Kosmos has some finicky movement, which is not a problem during the standard object puzzles, but is an issue in the handful of chase sequences dotted through the game. One section is set in a tight apartment building that requires him to push a cart, climb on it, jump to a ladder, jump across the gap, throw rocks to knock down the next ladder, scramble up, and run up two sets of stairs before reaching freedom. An already tricky sequence is made worse by Kosmos constantly getting stuck on objects. The enemy is close behind him for the whole sequence, so the sequence has little room for error. A bit more space between Kosmos and the monster would allow for collision-based delays.

Along with an autosave, The Great Perhaps has a chapter-based system as well. This system can be helpful if the player finds themselves in a soft-lock situation, which happened once during the review playthrough.

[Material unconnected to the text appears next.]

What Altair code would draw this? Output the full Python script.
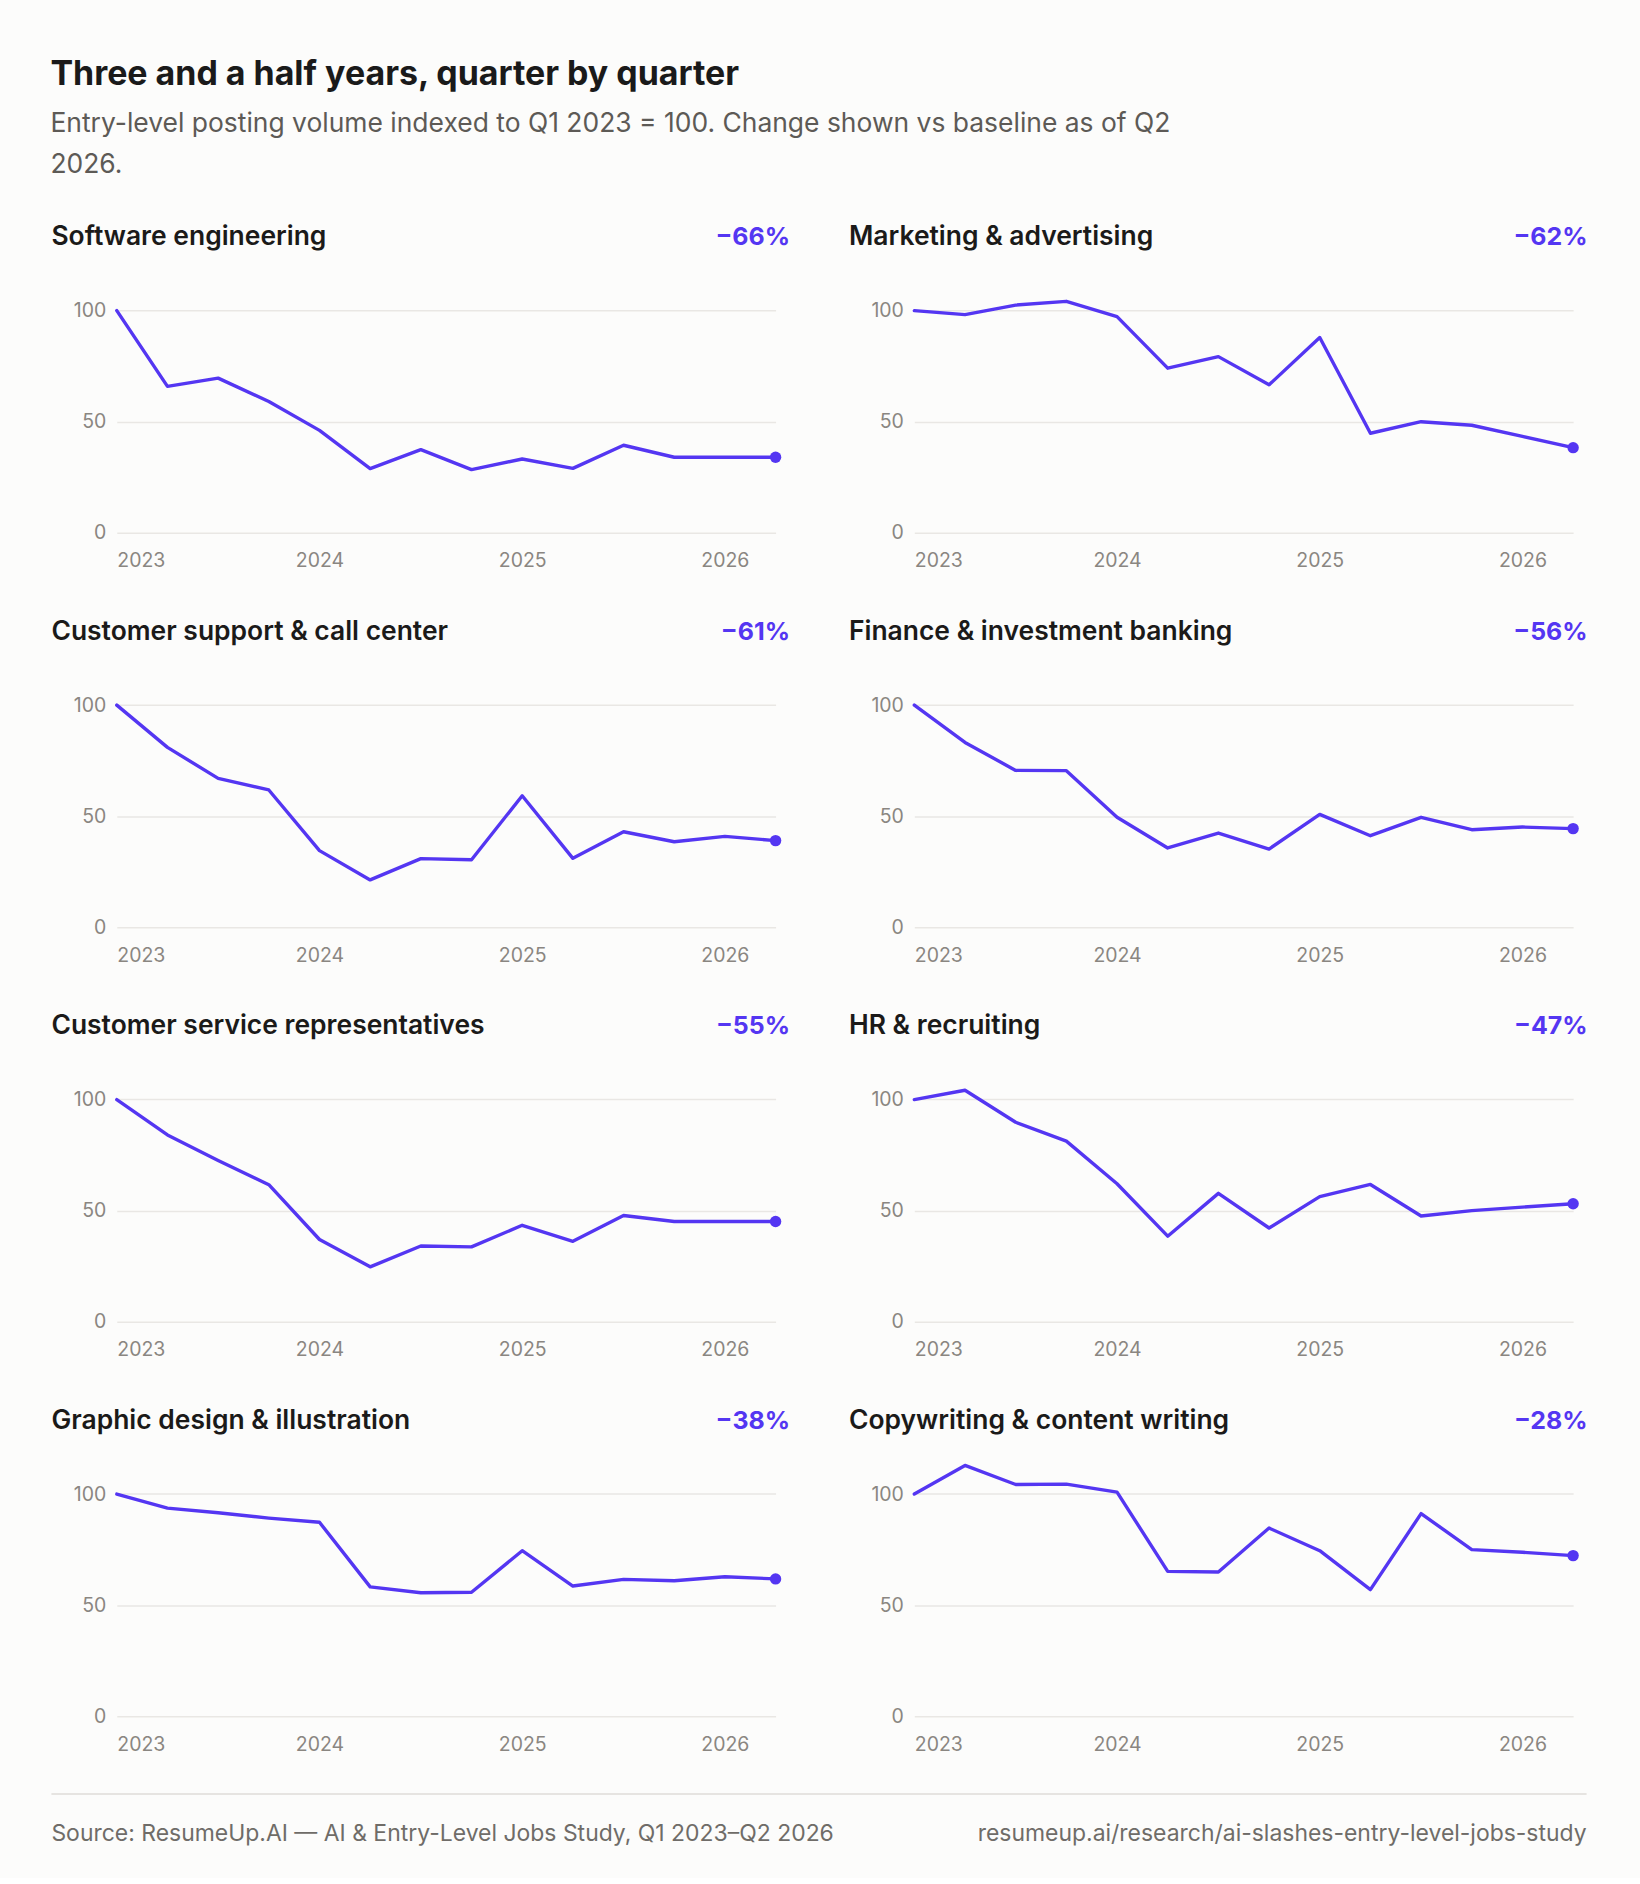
import altair as alt
import pandas as pd

# ---------------- data ----------------
quarter_labels = ["Q1 2023", "Q2 2023", "Q3 2023", "Q4 2023",
                  "Q1 2024", "Q2 2024", "Q3 2024", "Q4 2024",
                  "Q1 2025", "Q2 2025", "Q3 2025", "Q4 2025",
                  "Q1 2026", "Q2 2026"]
quarter_pos = [2023.0, 2023.25, 2023.5, 2023.75,
               2024.0, 2024.25, 2024.5, 2024.75,
               2025.0, 2025.25, 2025.5, 2025.75,
               2026.0, 2026.25]

categories = ["Software engineering", "Marketing & advertising",
              "Customer support & call center", "Finance & investment banking",
              "Customer service representatives", "HR & recruiting",
              "Graphic design & illustration", "Copywriting & content writing"]
changes = ["\u221266%", "\u221262%", "\u221261%", "\u221256%",
           "\u221255%", "\u221247%", "\u221238%", "\u221228%"]

software = [100, 65.9, 69.6, 59.1, 46.1, 28.9, 37.4, 28.4, 33.2, 29.0, 39.4, 34.0, 34.0, 34.0]
marketing = [100, 98.2, 102.5, 104.2, 97.3, 74.1, 79.3, 66.6, 87.9, 44.8, 50.0, 48.4, 43.4, 38.3]
support = [100, 81.0, 67.0, 61.8, 34.5, 21.3, 30.9, 30.4, 59.2, 31.0, 43.0, 38.5, 40.9, 39.0]
finance = [100, 83.2, 70.6, 70.5, 49.5, 35.7, 42.4, 35.2, 50.8, 41.2, 49.5, 43.9, 45.1, 44.4]
csr = [100, 84.1, 72.6, 61.7, 37.0, 24.7, 34.1, 33.7, 43.4, 36.2, 47.8, 45.1, 45.1, 45.1]
hr = [100, 104.2, 89.8, 81.3, 62.1, 38.5, 57.8, 42.2, 56.3, 61.8, 47.6, 50.0, 51.6, 53.1]
graphic = [100, 93.7, 91.6, 89.2, 87.3, 58.2, 55.6, 55.8, 74.5, 58.6, 61.6, 61.0, 62.8, 61.8]
copywriting = [100, 112.9, 104.3, 104.5, 100.9, 65.2, 64.9, 84.7, 74.5, 57.0, 91.2, 75.0, 73.8, 72.3]

series = [software, marketing, support, finance, csr, hr, graphic, copywriting]

year_ticks = [2023, 2024, 2025, 2026]
y_ticks = [0, 50, 100]

title_text = "Three and a half years, quarter by quarter"
subtitle_lines = ["Entry-level posting volume indexed to Q1 2023 = 100. Change shown vs baseline as of Q2",
                  "2026."]
source_text = "Source: ResumeUp.AI \u2014 AI & Entry-Level Jobs Study, Q1 2023\u2013Q2 2026"
url_text = "resumeup.ai/research/ai-slashes-entry-level-jobs-study"

# ---------------- tables ----------------
rows = []
for cat, vals in zip(categories, series):
    for lab, pos, v in zip(quarter_labels, quarter_pos, vals):
        rows.append({"category": cat, "quarter": pos, "qlabel": lab, "value": v})
df = pd.DataFrame(rows)
info_df = pd.DataFrame({"category": categories, "change": changes})
footer_df = pd.DataFrame({"left": [source_text], "right": [url_text]})

# ---------------- styling ----------------
PURPLE = "#5436f2"
FONT = "Inter"
W, H = 660, 267
LEFT_EXT = 65.5           # panel title starts this far left of the plot area
FULL_W = 1538             # width of the content column


def panel(name):
    x = alt.X("quarter:Q",
              scale=alt.Scale(domain=[2023, 2026.25], nice=False, zero=False),
              axis=alt.Axis(values=year_ticks, format="d", labelFlush=True, grid=False,
                            domain=False, ticks=False, labelPadding=19, title=None))
    y = alt.Y("value:Q",
              scale=alt.Scale(domain=[0, 120], nice=False),
              axis=alt.Axis(values=y_ticks, grid=True, domain=False, ticks=False,
                            labelPadding=11, title=None))
    base = alt.Chart(df).transform_filter(alt.datum.category == name)
    line = base.mark_line(color=PURPLE, strokeWidth=3.4, strokeJoin="round",
                          strokeCap="round").encode(x=x, y=y)
    dot = base.transform_filter(alt.datum.qlabel == "Q2 2026").mark_circle(
        color=PURPLE, size=130, opacity=1).encode(x=x, y=y)
    info = alt.Chart(info_df).transform_filter(alt.datum.category == name)
    ttl = info.mark_text(align="left", baseline="middle", font=FONT, fontSize=26.5,
                         fontWeight=600, color="#1b1a19").encode(
        x=alt.value(-LEFT_EXT), y=alt.value(-29), text="category:N")
    pct = info.mark_text(align="right", baseline="middle", font=FONT, fontSize=25,
                         fontWeight=700, color=PURPLE).encode(
        x=alt.value(674.5), y=alt.value(-29), text="change:N")
    return alt.layer(line, dot, ttl, pct).properties(width=W, height=H)


grid_rows = []
for r in range(4):
    grid_rows.append(alt.hconcat(panel(categories[2 * r]), panel(categories[2 * r + 1]),
                                 spacing=58))
grid = alt.vconcat(*grid_rows, spacing=48.2)

fbase = alt.Chart(footer_df)
frule = fbase.mark_rule(color="#e6e4e1", strokeWidth=2).encode(
    x=alt.value(-LEFT_EXT), x2=alt.value(FULL_W - LEFT_EXT), y=alt.value(0))
fleft = fbase.mark_text(align="left", baseline="middle", font=FONT, fontSize=23,
                        color="#6f6c68").encode(x=alt.value(-LEFT_EXT), y=alt.value(40),
                                                text="left:N")
fright = fbase.mark_text(align="right", baseline="middle", font=FONT, fontSize=23,
                         color="#6f6c68").encode(x=alt.value(FULL_W - LEFT_EXT), y=alt.value(40),
                                                 text="right:N")
footer = alt.layer(frule, fleft, fright).properties(width=FULL_W - 2 * LEFT_EXT, height=50)

chart = alt.vconcat(grid, footer, spacing=38.5).properties(
    title=alt.TitleParams(
        text=title_text, subtitle=subtitle_lines, anchor="start", frame="bounds",
        font=FONT, fontSize=34, fontWeight=700, color="#1a1a1a",
        subtitleFont=FONT, subtitleFontSize=26.5, subtitleColor="#5d5a56",
        subtitleLineHeight=41, subtitlePadding=18.7, offset=46.2),
    padding={"left": 50, "right": 52, "top": 56, "bottom": 30},
    background="#fcfcfb",
).configure_view(stroke=None).configure_axis(
    labelFont=FONT, labelFontSize=19.5, labelColor="#8a8681",
    gridColor="#e9e7e4", gridWidth=1.5,
)

chart.save("out.html", embed_options={"renderer": "svg", "actions": False})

In one section of the game, Kosmos needs to prevent a bank robbery in the past. A vital object—a large stick of dynamite—managed to phase through the floor and out of existence, making progress impossible. The autosave occurred after the dynamite escaped the confines of the world, so the only option was to load from a chapter. Thankfully, this chapter system was in place, otherwise the whole game would have needed to be started over. Perhaps a ‘reset screen’ option in the pause menu could be a helpful addition to prevent this problem in the future.    

The world of The Great Perhaps has a pretty, cartoon aesthetic, with the transition between the past and the present showing a stark difference in how the place has aged. Lots of menacing creatures have emerged since the fall of mankind, with two-headed rats, giant mole-like beasts, an enormous octopus, and a creepy shadowy humanoid all doing their best to bring Kosmos down. Music is similarly well crafted, with a particular highlight being the escape sequence in a collapsing underground city. Kosmos has to assemble a giant robot to escape, and with each piece he completes, the music increases in tempo and adds more instruments to the mix. On the planet’s surface, the music invokes a sad, lonely atmosphere, trying to insert the emotion this game sorely needs.  

The Great Perhaps gameplay screenshot 2

So much potential is wasted in The Great Perhaps. Puzzle design is solid throughout, but hampered with finicky controls. Art direction is outstanding, but the story that the game is trying to support flounders between ‘funny’ and serious, and is full of clichés. Offensive content notwithstanding, The Great Perhaps is a very run-of-the-mill time travel story delivered in a monotonous tone. Many adjectives could be used to describe this game, but ‘Great’ is certainly not among them.

OnlySP Review Score 2 Pass

Reviewed on PC. Also available on Linux and macOS.